Entrance fee: Adults 75 SEK, 6 - 15 years 40 SEK, 0 - 5 years free. (NB: you have to pay entrance to Skansen open air museum as well, see previous tip)
The slithering one.....
Okay, let me introduce you to some of the 'cute' animals of the Skansen Aquarium. Some are a bit creepy though, hahaha, as this one from the snake collection. They are behind glass though, so not really something to worry about. Although.... I was here in the morning hours during a weekday in the winter, no one else to see around, hahaha, and I have to admit that felt a tiny bit creepy, lol.
If you are feeling courageous you might consider petting a giant spider or hugging one of the snakes! During high season they make it possible for you to pet and hug several animals.

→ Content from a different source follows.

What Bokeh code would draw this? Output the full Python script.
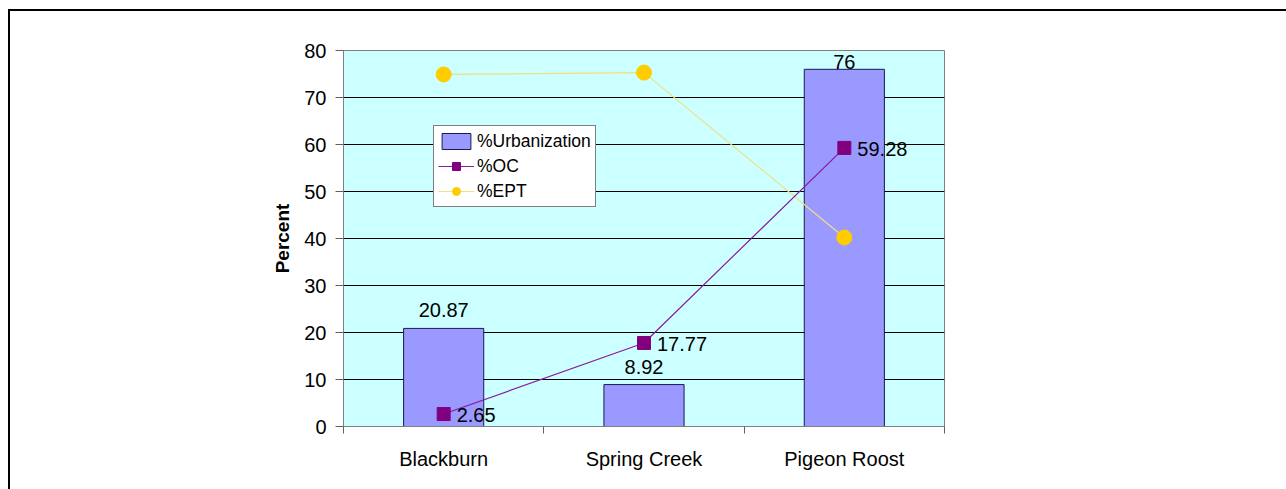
from bokeh.plotting import figure
from bokeh.layouts import column
from bokeh.models import (ColumnDataSource, FixedTicker, Range1d, Legend, LegendItem)
from bokeh.core.properties import value
from bokeh.embed import file_html
from bokeh.resources import INLINE

# Site data
sites = ["Blackburn", "Spring Creek", "Pigeon Roost"]
urbanization = [20.87, 8.92, 76]
oc = [2.65, 17.77, 59.28]
ept = [74.9, 75.3, 40.2]
y_ticks = [0, 10, 20, 30, 40, 50, 60, 70, 80]

FONT = "Liberation Sans"
Y_MAX = 80

xs = [i + 0.5 for i in range(len(sites))]
# bar value labels float above the bar, tucked closer when the bar nearly reaches the top
urb_offsets = [-7 if v > Y_MAX - 6 else -18 for v in urbanization]
src = ColumnDataSource(dict(
    x=xs, site=sites, urb=urbanization, oc=oc, ept=ept,
    urb_lbl=[f"{v:g}" for v in urbanization],
    urb_off=urb_offsets,
    oc_lbl=[f"{v:g}" for v in oc],
))

p = figure(width=1276, height=478, output_backend="svg", toolbar_location=None,
           x_range=Range1d(0, len(sites)), y_range=Range1d(0, Y_MAX),
           min_border_left=333, min_border_right=342, min_border_top=39,
           min_border_bottom=63)

p.background_fill_color = "#CCFFFF"
p.border_fill_color = "white"
p.outline_line_color = "#808080"
p.outline_line_width = 1

# Horizontal gridlines only
p.xgrid.visible = False
p.ygrid.ticker = FixedTicker(ticks=y_ticks)
p.ygrid.grid_line_color = "#000000"
p.ygrid.grid_line_width = 1

# Y axis
p.yaxis.ticker = FixedTicker(ticks=y_ticks, minor_ticks=[])
p.yaxis.axis_label = "Percent"
p.yaxis.axis_label_text_font = FONT
p.yaxis.axis_label_text_font_style = "bold"
p.yaxis.axis_label_text_font_size = "19px"
p.yaxis.axis_label_text_color = "#000000"
p.yaxis.axis_label_standoff = 8
p.yaxis.major_label_text_font = FONT
p.yaxis.major_label_text_font_size = "20px"
p.yaxis.major_label_text_color = "#000000"
p.yaxis.major_label_standoff = 9
p.yaxis.axis_line_color = "#808080"
p.yaxis.major_tick_line_color = "#606060"
p.yaxis.major_tick_out = 8
p.yaxis.major_tick_in = 0

# X axis: category names centred, tick marks between categories
p.xaxis.ticker = FixedTicker(ticks=xs, minor_ticks=list(range(len(sites) + 1)))
p.xaxis.major_label_overrides = {x: s for x, s in zip(xs, sites)}
p.xaxis.major_label_text_font = FONT
p.xaxis.major_label_text_font_size = "20px"
p.xaxis.major_label_text_color = "#000000"
p.xaxis.major_label_standoff = 14
p.xaxis.major_tick_out = 0
p.xaxis.major_tick_in = 0
p.xaxis.minor_tick_out = 7
p.xaxis.minor_tick_in = 0
p.xaxis.minor_tick_line_color = "#606060"
p.xaxis.axis_line_color = "#808080"

# Bars
bars = p.vbar(x="x", top="urb", width=0.4, source=src,
              fill_color="#9999FF", line_color="#1a1a50", line_width=1)
p.text(x="x", y="urb", text="urb_lbl", source=src, text_align="center",
       text_baseline="middle", y_offset="urb_off", text_font=value(FONT),
       text_font_size="20px", text_color="#000000")

# %EPT line
ept_line = p.line(x="x", y="ept", source=src, line_color="#F2DF80", line_width=1.2)
ept_pts = p.scatter(x="x", y="ept", source=src, marker="circle", size=15,
                    fill_color="#FFCC00", line_color="#FFCC00")

# %OC line
oc_line = p.line(x="x", y="oc", source=src, line_color="#8B1A9B", line_width=1.2)
oc_pts = p.scatter(x="x", y="oc", source=src, marker="square", size=13,
                   fill_color="#800080", line_color="#800080")
p.text(x="x", y="oc", text="oc_lbl", source=src, text_align="left",
       text_baseline="middle", x_offset=13, y_offset=1, text_font=value(FONT),
       text_font_size="20px", text_color="#000000")

legend = Legend(items=[
    LegendItem(label="%Urbanization", renderers=[bars]),
    LegendItem(label="%OC", renderers=[oc_line, oc_pts]),
    LegendItem(label="%EPT", renderers=[ept_line, ept_pts]),
], location=(90, 219))
legend.label_text_font = FONT
legend.label_text_font_size = "17.5px"
legend.label_text_color = "#000000"
legend.background_fill_color = "white"
legend.background_fill_alpha = 1
legend.border_line_color = "#000000"
legend.border_line_width = 1
legend.padding = 4
legend.spacing = 3
legend.margin = 0
legend.glyph_width = 36
legend.glyph_height = 20
legend.label_height = 22
legend.label_standoff = 3
p.add_layout(legend, "center")

page = column(p, styles={"border-left": "2px solid #000000",
                         "border-top": "2px solid #000000",
                         "margin-left": "8px", "margin-top": "9px"})

with open("out.html", "w") as f:
    f.write(file_html(page, INLINE))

Puh.... Let me sit in my sunshine..... ;-))
Some animals at the Skansen Aquarium were quite a character, like this 'up nosed' turtle in the second picture for example. Hahaha, it clearly felt itself too good for us, lol :-) It didn't give us one single look! And I could clearly hear it think.... Puh.... Let me sit in my sunshine..... ;-))
I entered Skansen through the Hazelius gate. It's from this gateway, the funicular railway runs.

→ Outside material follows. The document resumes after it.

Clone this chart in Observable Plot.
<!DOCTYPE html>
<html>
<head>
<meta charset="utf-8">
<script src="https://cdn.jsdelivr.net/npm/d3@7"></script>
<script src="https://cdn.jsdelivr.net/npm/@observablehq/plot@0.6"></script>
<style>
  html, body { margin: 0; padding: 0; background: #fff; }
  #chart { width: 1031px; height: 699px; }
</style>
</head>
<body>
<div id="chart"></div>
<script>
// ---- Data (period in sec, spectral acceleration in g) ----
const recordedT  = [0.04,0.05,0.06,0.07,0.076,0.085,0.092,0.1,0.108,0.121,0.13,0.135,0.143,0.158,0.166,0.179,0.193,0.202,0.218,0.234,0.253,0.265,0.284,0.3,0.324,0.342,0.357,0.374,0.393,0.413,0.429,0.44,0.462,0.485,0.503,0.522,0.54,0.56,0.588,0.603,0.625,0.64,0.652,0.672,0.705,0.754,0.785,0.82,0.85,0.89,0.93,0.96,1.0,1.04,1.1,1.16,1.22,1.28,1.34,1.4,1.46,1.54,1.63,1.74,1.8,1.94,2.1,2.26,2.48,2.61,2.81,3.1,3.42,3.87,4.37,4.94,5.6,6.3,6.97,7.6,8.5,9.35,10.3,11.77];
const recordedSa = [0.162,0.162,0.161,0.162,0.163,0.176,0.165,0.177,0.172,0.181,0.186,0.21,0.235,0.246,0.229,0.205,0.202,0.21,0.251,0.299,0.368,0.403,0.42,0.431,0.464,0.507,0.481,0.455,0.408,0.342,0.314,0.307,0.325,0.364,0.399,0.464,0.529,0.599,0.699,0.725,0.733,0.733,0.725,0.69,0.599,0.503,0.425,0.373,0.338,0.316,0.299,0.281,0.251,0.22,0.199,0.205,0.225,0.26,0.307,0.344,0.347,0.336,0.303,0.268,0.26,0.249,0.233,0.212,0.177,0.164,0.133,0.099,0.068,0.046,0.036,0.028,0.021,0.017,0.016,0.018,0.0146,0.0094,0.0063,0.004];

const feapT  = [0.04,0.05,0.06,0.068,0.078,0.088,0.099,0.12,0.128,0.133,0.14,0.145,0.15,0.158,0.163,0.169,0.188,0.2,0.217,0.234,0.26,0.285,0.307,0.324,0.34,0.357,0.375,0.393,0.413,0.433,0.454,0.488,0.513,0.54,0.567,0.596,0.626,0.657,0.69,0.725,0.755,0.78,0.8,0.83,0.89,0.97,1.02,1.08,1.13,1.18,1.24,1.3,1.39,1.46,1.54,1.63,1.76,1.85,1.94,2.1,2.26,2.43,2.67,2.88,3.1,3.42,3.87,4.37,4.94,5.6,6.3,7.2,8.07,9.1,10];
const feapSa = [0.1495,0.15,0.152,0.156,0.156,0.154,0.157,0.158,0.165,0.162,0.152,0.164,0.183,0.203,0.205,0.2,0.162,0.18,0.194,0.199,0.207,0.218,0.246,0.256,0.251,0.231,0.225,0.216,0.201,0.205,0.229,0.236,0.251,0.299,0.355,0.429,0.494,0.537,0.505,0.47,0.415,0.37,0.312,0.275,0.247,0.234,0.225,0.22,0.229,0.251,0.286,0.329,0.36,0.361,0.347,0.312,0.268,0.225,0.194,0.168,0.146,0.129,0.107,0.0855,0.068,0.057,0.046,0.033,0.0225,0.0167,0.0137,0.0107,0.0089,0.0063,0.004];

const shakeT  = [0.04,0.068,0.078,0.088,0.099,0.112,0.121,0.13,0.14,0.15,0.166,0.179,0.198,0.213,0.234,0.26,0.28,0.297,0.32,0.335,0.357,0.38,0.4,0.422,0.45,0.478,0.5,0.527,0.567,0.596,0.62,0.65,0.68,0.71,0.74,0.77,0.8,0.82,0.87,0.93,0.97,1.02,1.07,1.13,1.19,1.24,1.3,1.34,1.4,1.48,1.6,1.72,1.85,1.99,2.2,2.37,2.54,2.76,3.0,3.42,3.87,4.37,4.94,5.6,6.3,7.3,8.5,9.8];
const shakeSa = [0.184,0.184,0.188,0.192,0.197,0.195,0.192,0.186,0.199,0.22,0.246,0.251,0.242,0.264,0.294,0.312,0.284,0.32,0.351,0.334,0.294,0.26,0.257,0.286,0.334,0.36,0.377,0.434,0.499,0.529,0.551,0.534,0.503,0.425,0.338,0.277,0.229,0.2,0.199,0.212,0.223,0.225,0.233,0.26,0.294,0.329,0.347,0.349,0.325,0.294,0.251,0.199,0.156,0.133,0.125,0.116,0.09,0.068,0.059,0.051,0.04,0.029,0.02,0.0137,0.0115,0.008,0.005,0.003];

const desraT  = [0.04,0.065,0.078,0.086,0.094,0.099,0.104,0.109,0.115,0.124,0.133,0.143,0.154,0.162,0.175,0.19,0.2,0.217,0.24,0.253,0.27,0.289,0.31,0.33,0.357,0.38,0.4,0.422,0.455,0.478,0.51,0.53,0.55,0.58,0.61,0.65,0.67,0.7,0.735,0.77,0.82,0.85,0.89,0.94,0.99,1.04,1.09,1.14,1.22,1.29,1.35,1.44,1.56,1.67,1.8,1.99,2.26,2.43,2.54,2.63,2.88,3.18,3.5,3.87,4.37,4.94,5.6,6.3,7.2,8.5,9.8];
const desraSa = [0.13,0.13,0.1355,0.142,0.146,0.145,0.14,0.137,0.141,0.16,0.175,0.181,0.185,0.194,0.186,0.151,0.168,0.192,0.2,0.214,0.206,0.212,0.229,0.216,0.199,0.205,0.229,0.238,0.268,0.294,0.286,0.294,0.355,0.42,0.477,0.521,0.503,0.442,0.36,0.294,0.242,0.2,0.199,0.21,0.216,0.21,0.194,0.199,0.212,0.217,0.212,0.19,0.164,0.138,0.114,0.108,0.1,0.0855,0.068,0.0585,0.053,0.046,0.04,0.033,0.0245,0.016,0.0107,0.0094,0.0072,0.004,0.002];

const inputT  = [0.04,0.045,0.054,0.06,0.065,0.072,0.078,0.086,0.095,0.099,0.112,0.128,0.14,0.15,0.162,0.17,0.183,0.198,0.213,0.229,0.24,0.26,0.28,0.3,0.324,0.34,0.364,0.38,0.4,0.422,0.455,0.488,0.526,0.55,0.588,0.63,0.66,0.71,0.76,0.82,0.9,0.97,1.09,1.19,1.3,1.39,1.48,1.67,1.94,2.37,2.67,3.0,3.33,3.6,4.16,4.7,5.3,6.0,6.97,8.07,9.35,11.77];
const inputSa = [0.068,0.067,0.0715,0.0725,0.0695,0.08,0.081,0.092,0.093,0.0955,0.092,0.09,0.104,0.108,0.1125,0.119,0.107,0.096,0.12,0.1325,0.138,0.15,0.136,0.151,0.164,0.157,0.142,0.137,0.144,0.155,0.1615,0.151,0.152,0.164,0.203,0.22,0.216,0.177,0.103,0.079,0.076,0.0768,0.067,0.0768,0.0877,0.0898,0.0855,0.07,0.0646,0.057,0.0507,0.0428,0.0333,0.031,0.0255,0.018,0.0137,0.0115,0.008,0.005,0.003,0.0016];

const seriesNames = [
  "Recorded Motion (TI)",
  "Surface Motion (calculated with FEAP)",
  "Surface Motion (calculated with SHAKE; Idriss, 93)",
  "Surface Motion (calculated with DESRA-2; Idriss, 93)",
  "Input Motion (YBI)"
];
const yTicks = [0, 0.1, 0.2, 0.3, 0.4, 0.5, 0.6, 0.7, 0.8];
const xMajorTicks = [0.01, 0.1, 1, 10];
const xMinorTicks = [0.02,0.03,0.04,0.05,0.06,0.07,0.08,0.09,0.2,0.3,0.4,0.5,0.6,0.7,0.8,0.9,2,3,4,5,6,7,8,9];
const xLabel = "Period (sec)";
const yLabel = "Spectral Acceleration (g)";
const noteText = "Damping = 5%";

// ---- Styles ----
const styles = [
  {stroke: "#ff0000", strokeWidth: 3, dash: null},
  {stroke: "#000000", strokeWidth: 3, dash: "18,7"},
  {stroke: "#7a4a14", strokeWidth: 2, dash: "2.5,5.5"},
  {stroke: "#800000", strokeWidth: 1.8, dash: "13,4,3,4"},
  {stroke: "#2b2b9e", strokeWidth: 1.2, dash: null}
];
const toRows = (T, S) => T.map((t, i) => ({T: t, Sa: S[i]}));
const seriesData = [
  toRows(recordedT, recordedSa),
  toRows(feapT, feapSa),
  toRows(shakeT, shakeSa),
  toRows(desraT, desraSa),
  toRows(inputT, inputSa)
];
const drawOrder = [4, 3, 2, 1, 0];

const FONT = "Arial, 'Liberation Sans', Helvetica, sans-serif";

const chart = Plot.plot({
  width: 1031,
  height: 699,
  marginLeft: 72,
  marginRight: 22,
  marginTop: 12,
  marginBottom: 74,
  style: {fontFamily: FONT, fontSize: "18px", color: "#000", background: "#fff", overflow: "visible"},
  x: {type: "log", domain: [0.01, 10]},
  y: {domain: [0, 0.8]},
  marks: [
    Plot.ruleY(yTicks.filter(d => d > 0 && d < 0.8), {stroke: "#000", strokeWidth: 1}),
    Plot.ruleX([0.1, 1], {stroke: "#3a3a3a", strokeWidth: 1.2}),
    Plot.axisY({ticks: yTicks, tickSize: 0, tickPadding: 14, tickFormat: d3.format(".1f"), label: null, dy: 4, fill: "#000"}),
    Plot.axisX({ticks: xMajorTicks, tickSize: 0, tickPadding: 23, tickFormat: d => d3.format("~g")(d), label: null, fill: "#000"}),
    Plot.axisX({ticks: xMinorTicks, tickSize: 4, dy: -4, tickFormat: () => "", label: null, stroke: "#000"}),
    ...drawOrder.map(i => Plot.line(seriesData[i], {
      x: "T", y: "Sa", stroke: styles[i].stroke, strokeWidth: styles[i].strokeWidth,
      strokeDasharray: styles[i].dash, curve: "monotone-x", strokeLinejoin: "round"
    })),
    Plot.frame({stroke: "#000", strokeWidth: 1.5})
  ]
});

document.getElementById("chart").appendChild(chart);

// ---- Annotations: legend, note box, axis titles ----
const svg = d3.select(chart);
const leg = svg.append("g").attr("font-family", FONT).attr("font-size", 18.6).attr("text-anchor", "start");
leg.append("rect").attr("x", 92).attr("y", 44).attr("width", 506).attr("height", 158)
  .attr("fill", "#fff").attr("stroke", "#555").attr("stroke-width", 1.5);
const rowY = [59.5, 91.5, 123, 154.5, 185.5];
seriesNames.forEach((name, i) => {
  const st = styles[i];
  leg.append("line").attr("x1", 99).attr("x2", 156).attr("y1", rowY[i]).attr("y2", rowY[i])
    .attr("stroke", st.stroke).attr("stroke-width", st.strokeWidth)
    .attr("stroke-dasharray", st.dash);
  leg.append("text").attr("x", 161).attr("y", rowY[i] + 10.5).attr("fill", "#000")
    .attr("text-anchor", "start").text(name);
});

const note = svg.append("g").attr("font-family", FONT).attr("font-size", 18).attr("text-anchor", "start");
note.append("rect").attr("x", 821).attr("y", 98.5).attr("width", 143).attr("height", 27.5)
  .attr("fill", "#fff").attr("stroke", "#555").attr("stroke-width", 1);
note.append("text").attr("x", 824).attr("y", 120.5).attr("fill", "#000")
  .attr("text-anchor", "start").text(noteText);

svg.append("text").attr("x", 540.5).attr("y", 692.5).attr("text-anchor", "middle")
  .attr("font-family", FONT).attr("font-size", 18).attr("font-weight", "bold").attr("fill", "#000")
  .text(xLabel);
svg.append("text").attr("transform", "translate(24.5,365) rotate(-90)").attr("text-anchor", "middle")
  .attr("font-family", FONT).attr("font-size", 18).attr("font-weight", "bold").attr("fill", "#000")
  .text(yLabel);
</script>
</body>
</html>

As I already knew I had a lot of walking to do, I went up the hill by Funicular and I walked back down at the end of my day.
This Funicular was built at the Stockholm exhibition in 1897. The funicular re-opened in 1973 with safety enhanced and with a longer route.
The funicular starts at the Hazelius Entrance and stops at Tingswallen near Bollnas square and the Delsbo farm. It probably is the best way for people with a stroller or wheelchair.
It is driverless and takes off at a certain time.
Please check the website for operating times, as it begins operation at 10am each day, but finishes at different time's throughout the year.